## Collected material:
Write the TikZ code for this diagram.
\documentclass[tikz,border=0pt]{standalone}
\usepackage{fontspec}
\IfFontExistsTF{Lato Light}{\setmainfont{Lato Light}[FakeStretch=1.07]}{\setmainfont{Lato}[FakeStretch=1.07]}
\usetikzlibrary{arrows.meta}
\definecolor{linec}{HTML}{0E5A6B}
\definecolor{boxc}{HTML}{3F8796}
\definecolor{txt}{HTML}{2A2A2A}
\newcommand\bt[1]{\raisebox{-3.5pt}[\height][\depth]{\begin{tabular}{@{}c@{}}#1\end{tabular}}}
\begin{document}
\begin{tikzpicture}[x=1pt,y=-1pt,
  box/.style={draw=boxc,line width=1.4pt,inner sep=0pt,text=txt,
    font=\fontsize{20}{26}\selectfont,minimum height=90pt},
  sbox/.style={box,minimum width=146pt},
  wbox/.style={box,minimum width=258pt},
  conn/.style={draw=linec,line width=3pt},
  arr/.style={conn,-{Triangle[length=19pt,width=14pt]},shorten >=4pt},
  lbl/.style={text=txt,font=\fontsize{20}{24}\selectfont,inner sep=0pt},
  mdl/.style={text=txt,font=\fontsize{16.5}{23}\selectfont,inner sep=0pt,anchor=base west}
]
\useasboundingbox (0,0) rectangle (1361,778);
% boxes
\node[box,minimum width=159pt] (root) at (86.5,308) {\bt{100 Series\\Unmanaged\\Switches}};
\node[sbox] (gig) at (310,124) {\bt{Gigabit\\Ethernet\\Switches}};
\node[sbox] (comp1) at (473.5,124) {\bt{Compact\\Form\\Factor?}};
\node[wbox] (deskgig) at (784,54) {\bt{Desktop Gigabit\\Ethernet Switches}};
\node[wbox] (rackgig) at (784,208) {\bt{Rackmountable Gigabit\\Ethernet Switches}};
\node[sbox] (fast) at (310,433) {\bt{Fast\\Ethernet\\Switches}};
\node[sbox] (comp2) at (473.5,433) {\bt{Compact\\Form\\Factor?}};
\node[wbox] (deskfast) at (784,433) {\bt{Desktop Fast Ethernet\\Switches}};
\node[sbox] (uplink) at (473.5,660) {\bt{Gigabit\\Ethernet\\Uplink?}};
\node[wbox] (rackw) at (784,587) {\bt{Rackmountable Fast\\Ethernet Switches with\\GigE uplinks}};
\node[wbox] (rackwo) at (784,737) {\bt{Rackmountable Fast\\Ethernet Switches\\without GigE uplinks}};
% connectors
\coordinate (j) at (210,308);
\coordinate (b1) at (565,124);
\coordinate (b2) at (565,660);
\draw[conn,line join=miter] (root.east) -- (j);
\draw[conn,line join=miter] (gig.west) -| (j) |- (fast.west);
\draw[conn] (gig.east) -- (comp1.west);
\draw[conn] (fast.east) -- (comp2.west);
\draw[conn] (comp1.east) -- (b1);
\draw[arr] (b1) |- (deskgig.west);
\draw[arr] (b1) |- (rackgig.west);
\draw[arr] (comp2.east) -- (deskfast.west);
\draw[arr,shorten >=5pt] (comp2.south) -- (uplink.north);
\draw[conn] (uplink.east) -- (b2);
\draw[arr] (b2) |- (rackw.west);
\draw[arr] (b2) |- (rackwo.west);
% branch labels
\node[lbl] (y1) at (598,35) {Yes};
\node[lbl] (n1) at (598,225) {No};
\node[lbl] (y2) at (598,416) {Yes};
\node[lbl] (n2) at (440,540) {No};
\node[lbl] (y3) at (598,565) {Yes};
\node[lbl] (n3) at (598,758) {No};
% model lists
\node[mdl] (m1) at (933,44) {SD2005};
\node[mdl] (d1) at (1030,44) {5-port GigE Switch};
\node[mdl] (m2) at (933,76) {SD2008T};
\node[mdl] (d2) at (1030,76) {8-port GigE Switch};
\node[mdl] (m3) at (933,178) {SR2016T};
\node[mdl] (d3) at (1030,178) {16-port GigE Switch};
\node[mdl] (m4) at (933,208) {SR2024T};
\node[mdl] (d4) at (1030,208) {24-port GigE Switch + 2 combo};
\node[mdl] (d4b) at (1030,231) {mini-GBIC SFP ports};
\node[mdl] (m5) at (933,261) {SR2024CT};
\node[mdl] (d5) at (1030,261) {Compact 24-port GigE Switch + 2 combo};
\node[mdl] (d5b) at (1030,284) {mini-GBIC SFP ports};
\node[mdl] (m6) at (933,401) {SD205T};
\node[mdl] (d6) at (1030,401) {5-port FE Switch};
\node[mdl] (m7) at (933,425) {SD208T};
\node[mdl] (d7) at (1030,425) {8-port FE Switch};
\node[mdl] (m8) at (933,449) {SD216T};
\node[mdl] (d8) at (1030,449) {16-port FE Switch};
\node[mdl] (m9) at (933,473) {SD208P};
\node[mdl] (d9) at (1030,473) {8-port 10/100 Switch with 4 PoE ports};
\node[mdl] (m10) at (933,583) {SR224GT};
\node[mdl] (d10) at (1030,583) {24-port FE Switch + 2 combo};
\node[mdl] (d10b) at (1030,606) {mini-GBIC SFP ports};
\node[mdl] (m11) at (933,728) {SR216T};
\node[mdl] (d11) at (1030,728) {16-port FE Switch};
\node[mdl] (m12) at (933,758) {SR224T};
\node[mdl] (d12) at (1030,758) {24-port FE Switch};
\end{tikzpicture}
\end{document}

## Goal of the exercise:
Extract all the material, leaving every line as it is.

## Finished task:
Write the TikZ code for this diagram.
\documentclass[tikz,border=0pt]{standalone}
\usepackage{fontspec}
\IfFontExistsTF{Lato Light}{\setmainfont{Lato Light}[FakeStretch=1.07]}{\setmainfont{Lato}[FakeStretch=1.07]}
\usetikzlibrary{arrows.meta}
\definecolor{linec}{HTML}{0E5A6B}
\definecolor{boxc}{HTML}{3F8796}
\definecolor{txt}{HTML}{2A2A2A}
\newcommand\bt[1]{\raisebox{-3.5pt}[\height][\depth]{\begin{tabular}{@{}c@{}}#1\end{tabular}}}
\begin{document}
\begin{tikzpicture}[x=1pt,y=-1pt,
  box/.style={draw=boxc,line width=1.4pt,inner sep=0pt,text=txt,
    font=\fontsize{20}{26}\selectfont,minimum height=90pt},
  sbox/.style={box,minimum width=146pt},
  wbox/.style={box,minimum width=258pt},
  conn/.style={draw=linec,line width=3pt},
  arr/.style={conn,-{Triangle[length=19pt,width=14pt]},shorten >=4pt},
  lbl/.style={text=txt,font=\fontsize{20}{24}\selectfont,inner sep=0pt},
  mdl/.style={text=txt,font=\fontsize{16.5}{23}\selectfont,inner sep=0pt,anchor=base west}
]
\useasboundingbox (0,0) rectangle (1361,778);
% boxes
\node[box,minimum width=159pt] (root) at (86.5,308) {\bt{100 Series\\Unmanaged\\Switches}};
\node[sbox] (gig) at (310,124) {\bt{Gigabit\\Ethernet\\Switches}};
\node[sbox] (comp1) at (473.5,124) {\bt{Compact\\Form\\Factor?}};
\node[wbox] (deskgig) at (784,54) {\bt{Desktop Gigabit\\Ethernet Switches}};
\node[wbox] (rackgig) at (784,208) {\bt{Rackmountable Gigabit\\Ethernet Switches}};
\node[sbox] (fast) at (310,433) {\bt{Fast\\Ethernet\\Switches}};
\node[sbox] (comp2) at (473.5,433) {\bt{Compact\\Form\\Factor?}};
\node[wbox] (deskfast) at (784,433) {\bt{Desktop Fast Ethernet\\Switches}};
\node[sbox] (uplink) at (473.5,660) {\bt{Gigabit\\Ethernet\\Uplink?}};
\node[wbox] (rackw) at (784,587) {\bt{Rackmountable Fast\\Ethernet Switches with\\GigE uplinks}};
\node[wbox] (rackwo) at (784,737) {\bt{Rackmountable Fast\\Ethernet Switches\\without GigE uplinks}};
% connectors
\coordinate (j) at (210,308);
\coordinate (b1) at (565,124);
\coordinate (b2) at (565,660);
\draw[conn,line join=miter] (root.east) -- (j);
\draw[conn,line join=miter] (gig.west) -| (j) |- (fast.west);
\draw[conn] (gig.east) -- (comp1.west);
\draw[conn] (fast.east) -- (comp2.west);
\draw[conn] (comp1.east) -- (b1);
\draw[arr] (b1) |- (deskgig.west);
\draw[arr] (b1) |- (rackgig.west);
\draw[arr] (comp2.east) -- (deskfast.west);
\draw[arr,shorten >=5pt] (comp2.south) -- (uplink.north);
\draw[conn] (uplink.east) -- (b2);
\draw[arr] (b2) |- (rackw.west);
\draw[arr] (b2) |- (rackwo.west);
% branch labels
\node[lbl] (y1) at (598,35) {Yes};
\node[lbl] (n1) at (598,225) {No};
\node[lbl] (y2) at (598,416) {Yes};
\node[lbl] (n2) at (440,540) {No};
\node[lbl] (y3) at (598,565) {Yes};
\node[lbl] (n3) at (598,758) {No};
% model lists
\node[mdl] (m1) at (933,44) {SD2005};
\node[mdl] (d1) at (1030,44) {5-port GigE Switch};
\node[mdl] (m2) at (933,76) {SD2008T};
\node[mdl] (d2) at (1030,76) {8-port GigE Switch};
\node[mdl] (m3) at (933,178) {SR2016T};
\node[mdl] (d3) at (1030,178) {16-port GigE Switch};
\node[mdl] (m4) at (933,208) {SR2024T};
\node[mdl] (d4) at (1030,208) {24-port GigE Switch + 2 combo};
\node[mdl] (d4b) at (1030,231) {mini-GBIC SFP ports};
\node[mdl] (m5) at (933,261) {SR2024CT};
\node[mdl] (d5) at (1030,261) {Compact 24-port GigE Switch + 2 combo};
\node[mdl] (d5b) at (1030,284) {mini-GBIC SFP ports};
\node[mdl] (m6) at (933,401) {SD205T};
\node[mdl] (d6) at (1030,401) {5-port FE Switch};
\node[mdl] (m7) at (933,425) {SD208T};
\node[mdl] (d7) at (1030,425) {8-port FE Switch};
\node[mdl] (m8) at (933,449) {SD216T};
\node[mdl] (d8) at (1030,449) {16-port FE Switch};
\node[mdl] (m9) at (933,473) {SD208P};
\node[mdl] (d9) at (1030,473) {8-port 10/100 Switch with 4 PoE ports};
\node[mdl] (m10) at (933,583) {SR224GT};
\node[mdl] (d10) at (1030,583) {24-port FE Switch + 2 combo};
\node[mdl] (d10b) at (1030,606) {mini-GBIC SFP ports};
\node[mdl] (m11) at (933,728) {SR216T};
\node[mdl] (d11) at (1030,728) {16-port FE Switch};
\node[mdl] (m12) at (933,758) {SR224T};
\node[mdl] (d12) at (1030,758) {24-port FE Switch};
\end{tikzpicture}
\end{document}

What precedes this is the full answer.